Das BAG befand zum einen, dass die Einigungsstelle befugt gewesen sei über die streitgegenständlichen Bestimmungen des Gesundheitsschutzes eine Regelung zu treffen. Die Regelungen aus der „Betriebsvereinbarung Klima“ fielen unter das Mitbestimmungsrecht nach § 87 Abs. 1 Nr. 7 BetrVG. Es handele sich konkret um Regelungen, welche die unter § 3a Abs. 1 Satz 1 ArbStättV näher ausgestalteten Verpflichtungen des Arbeitgebers konkretisiere. Die Bestimmung verpflichte den Arbeitgeber dazu, dafür zu sorgen, dass Arbeitsstätten so eingerichtet und betrieben werden, dass Gefährdungen für die Sicherheit und die Gesundheit der Beschäftigten möglichst vermieden werden und verbleibende Gefährdungen möglichst gering gehalten werden.
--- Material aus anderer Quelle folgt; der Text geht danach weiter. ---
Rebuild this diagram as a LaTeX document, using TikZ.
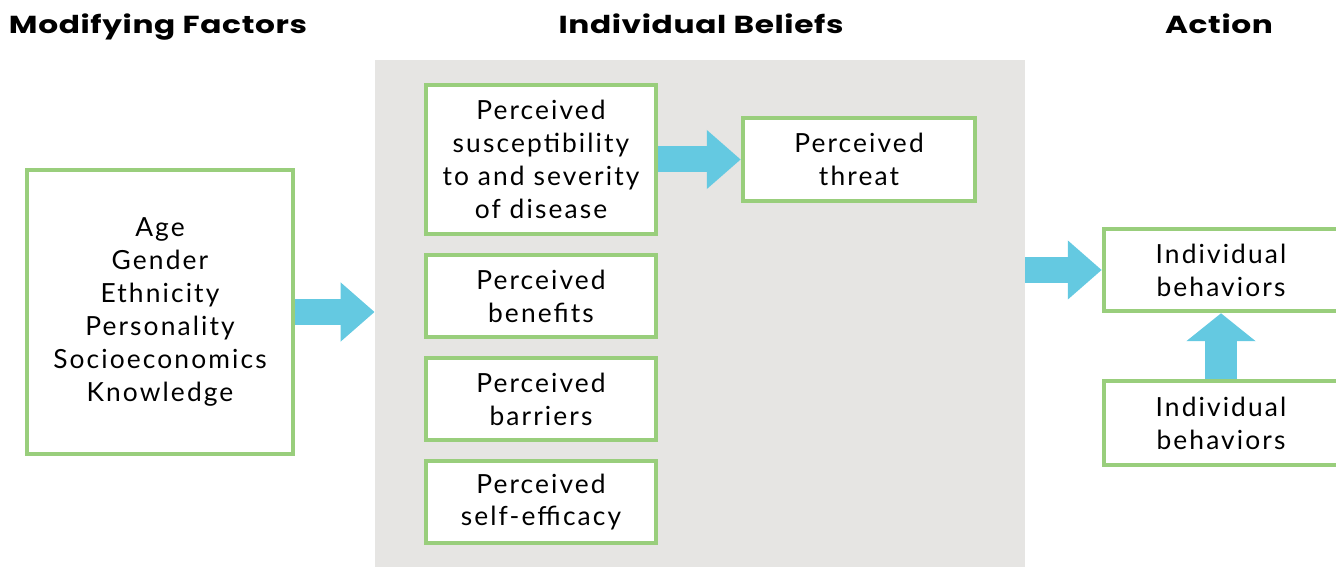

Die Bestimmung unter § 3a Abs. 1 Satz 1 ArbStättV sei eine ausfüllungsbedürftige, die Mitbestimmung des Betriebsrats auslösende Rahmenvorschrift im Sinne des § 87 Abs. 1 Nr. 7 BetrVG. Die Mitbestimmung sei dabei nicht, wie von der Antragstellerin angenommen, lediglich auf eine konkrete Gefahrenlage beschränkt, sondern knüpfe vielmehr an vorliegende oder festgestellte Gefährdungen im Sinne von § 3 ArbStättV i.V.m. § 5 ArbSchG an.
Darüber hinaus befand das BAG, dass eine Zuständigkeit des bei der Antragstellerin gebildeten Gesamtbetriebsrates nur dann in Betracht komme, wenn die Maßnahmen des Arbeits- und Gesundheitsschutzes eine überbetriebliche Angelegenheit betreffen und diese nicht durch die einzelnen Betriebsräte geregelt werden können. Im Vorliegenden sei hierfür nichts ersichtlich gewesen. Eine Zuständigkeit des Gesamtbetriebsrats könne auch nicht aus einer Zuständigkeit für Regelungen in Bezug auf die Arbeitskleidung abgeleitet werden, denn bei den Regelungen der „Betriebsvereinbarung Klima“ und den in Bezug auf die Arbeitskleidung getroffenen Regelungen handele es sich nicht um „dieselbe Angelegenheit“ i.S.v. § 50 Abs. 1 Satz 1 BetrVG. Nur weil der Gesamtbetriebsrat für eine Regelungsmaterie zuständig sei, folge daraus keine Zuständigkeit für eine andere. Da das Raumklima typischerweise eine Angelegenheit sei, die mit den konkreten Gegebenheiten der einzelnen Arbeitsräumen auf betrieblicher Ebene verknüpft sei, liege gerade auch keine überbetriebliche Angelegenheit vor, die eine Zuständigkeit des Gesamtbetriebsrats begründen könne.
Hinweise für die Praxis
Das BAG betont mit seiner Entscheidung nochmals die Reichweite des Mitbestimmungsrechts des Betriebsrats im Rahmen des Gesundheitsschutzes: Der Mitbestimmung unterliegen Maßnahmen des Arbeitgebers zur Verhütung von Gesundheitsschäden, die Rahmenvorschriften konkretisieren. Eines solche Rahmenvorschrift ist beispielsweise § 3a Abs. 1 Satz ArbStättV.
Zudem stellt das BAG klar, dass der Anwendungsbereich von § 50 Abs. 1 Satz 1 BetrVG eng zu fassen ist. Voraussetzung ist, dass eine überbetriebliche Angelegenheit vorliegt und diese nicht durch die einzelnen lokalen Betriebsräte geregelt werden kann. Es muss also ein zwingendes Erfordernis für eine überbetriebliche Regelung vorliegen. Außerdem ist genau zwischen einzelnen Angelegenheiten zu trennen und die Zuständigkeit des Gesamtbetriebsrates jeweils separat getrennt zu beurteilen.